Sixth, “dhimmitude” was an accommodation to diversity as a reality. Should it be practiced today? No. Is it necessary? No. There were times in Islamic history when treaties created mutual obligations to defense instead of jizya.
In a democratic age, I believe in a democratic alternative. Though let’s not get carried away. We in the U.S. practice dhimmitude as well. We believe we have the right to attack anyone, anywhere in the world, and we have the right to prevent others from defending themselves.
I’m tired of people talking about Dar al-Harb and Dar al-Islam as if it’s the only instance in the world of discriminatory politics. (It is, by the way, and I don’t agree with it, and don’t believe it is grounded in Islam—it’s a product of the post-Prophetic era.)

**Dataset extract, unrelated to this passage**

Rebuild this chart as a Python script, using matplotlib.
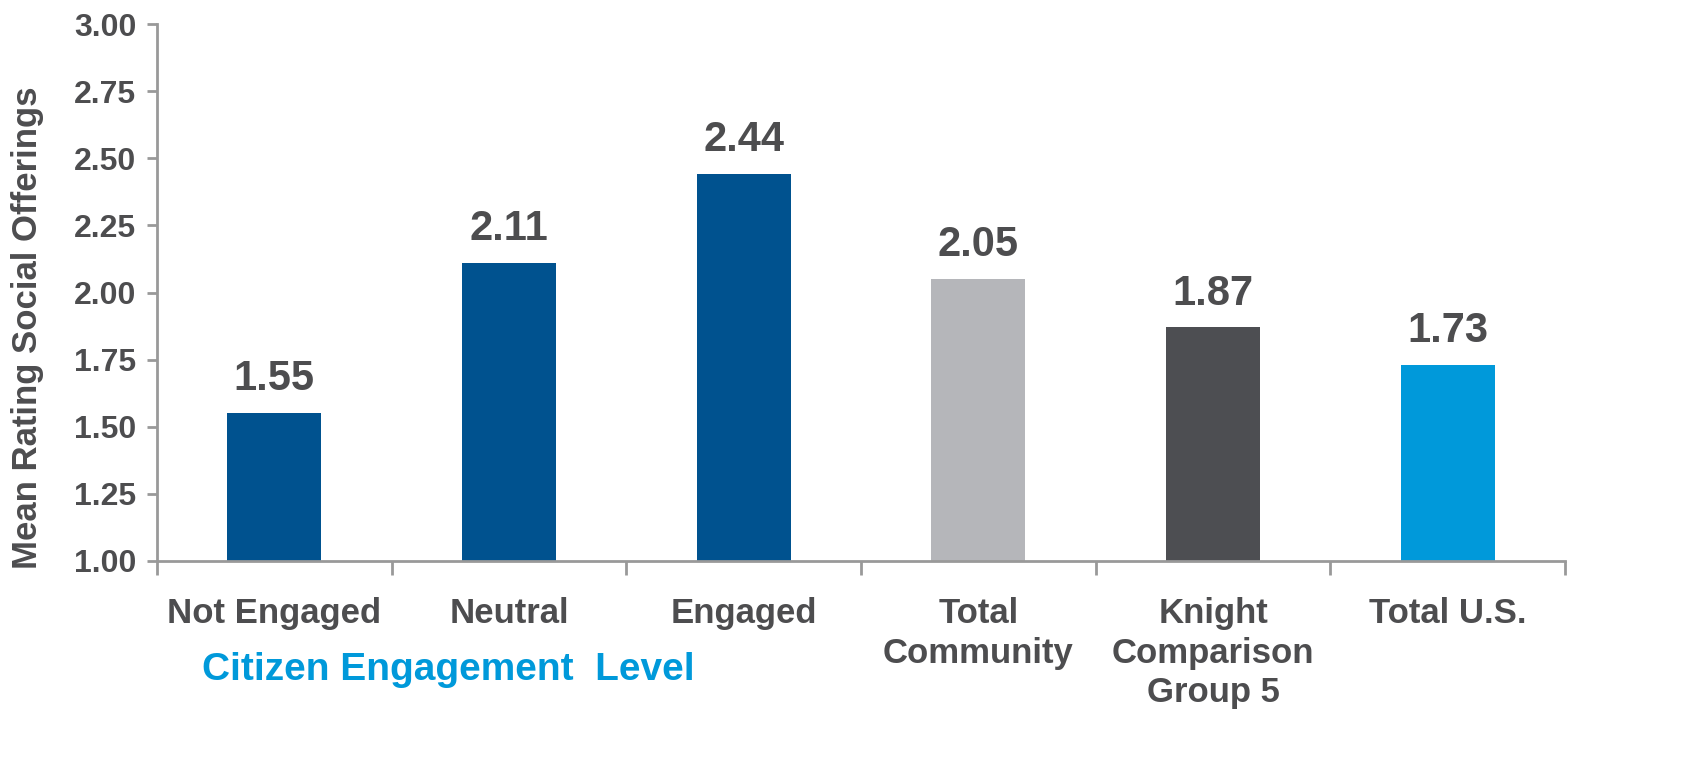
import matplotlib
matplotlib.use("Agg")
import matplotlib.pyplot as plt
import numpy as np

categories = ["Not Engaged", "Neutral", "Engaged", "Total\nCommunity",
              "Knight\nComparison\nGroup 5", "Total U.S."]
values = [1.55, 2.11, 2.44, 2.05, 1.87, 1.73]
colors = ["#00528f", "#00528f", "#00528f", "#b5b6ba", "#4d4e52", "#0099da"]
yticks = [1.00, 1.25, 1.50, 1.75, 2.00, 2.25, 2.50, 2.75, 3.00]

plt.rcParams['font.family'] = ['Liberation Sans', 'DejaVu Sans']
txt = "#4d4d4f"

fig = plt.figure(figsize=(16.85, 7.64), dpi=100)
ax = fig.add_axes([157/1685, 1-561/764, (1565-157)/1685, (561-24)/764])

x = np.arange(len(categories))
ax.bar(x, [v - 1.0 for v in values], bottom=1.0, width=0.40, color=colors)
for xi, v in zip(x, values):
    ax.annotate(f"{v:.2f}", (xi, v), xytext=(0, 10), textcoords="offset points",
                ha="center", va="bottom", fontsize=30, fontweight="bold", color=txt)

ax.set_xlim(-0.5, len(categories) - 0.5)
ax.set_ylim(1.0, 3.0)
ax.set_yticks(yticks)
ax.set_yticklabels([f"{t:.2f}" for t in yticks], fontsize=23, fontweight="bold", color=txt)

ax.set_xticks(np.arange(-0.5, len(categories)), minor=False)
ax.set_xticklabels([])
ax.set_xticks(x, minor=True)
ax.set_xticklabels(categories, minor=True, fontsize=25, fontweight="bold",
                   color=txt, va="top", linespacing=1.25)
ax.tick_params(axis="x", which="minor", length=0, pad=26)
ax.tick_params(axis="x", which="major", length=10, width=2, color="#999999")
ax.tick_params(axis="y", length=7, width=2, color="#999999", pad=8)

for s in ["top", "right"]:
    ax.spines[s].set_visible(False)
for s in ["left", "bottom"]:
    ax.spines[s].set_color("#999999")
    ax.spines[s].set_linewidth(2)

ax.set_ylabel("Mean Rating Social Offerings", fontsize=25, fontweight="bold",
              color=txt, va="center")
ax.yaxis.set_label_coords((28 - 157) / 1408, (561 - 328) / 537)

fig.text(448/1685, 1-670/764, "Citizen Engagement  Level", fontsize=28,
         fontweight="bold", color="#0099da", ha="center", va="center")

fig.savefig("out.png", dpi=100)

For a simple example of this, look at the Permanent Five of the United Nations Security Council. Is it reasonable that four of the five are overwhelmingly white, Christian nations? For what reason do France and England get a say in who does or doesn’t get bombed, and not, say, South Korea, South Africa, Brazil, Australia, Indonesia, or Kazakhstan?
How is it that one member state, China, has more people than the other four combined, and yet is treated equally? The Palestinians were told, in the run-up to 1948, that their country would be divided according to international law.
In order to be a part of the body that made that decision, however, they would have to first forfeit half their land. Then they could be part of it. If that isn’t dhimmitude, I don’t know what is. My struggle is to build a more just and equitable planet. I believe that work starts here, where we live, and not in ascribing blame to the other end of the planet. We are responsible for ourselves.
We live in a democracy. Let’s make it more democratic, and treat others the way we wish to be treated.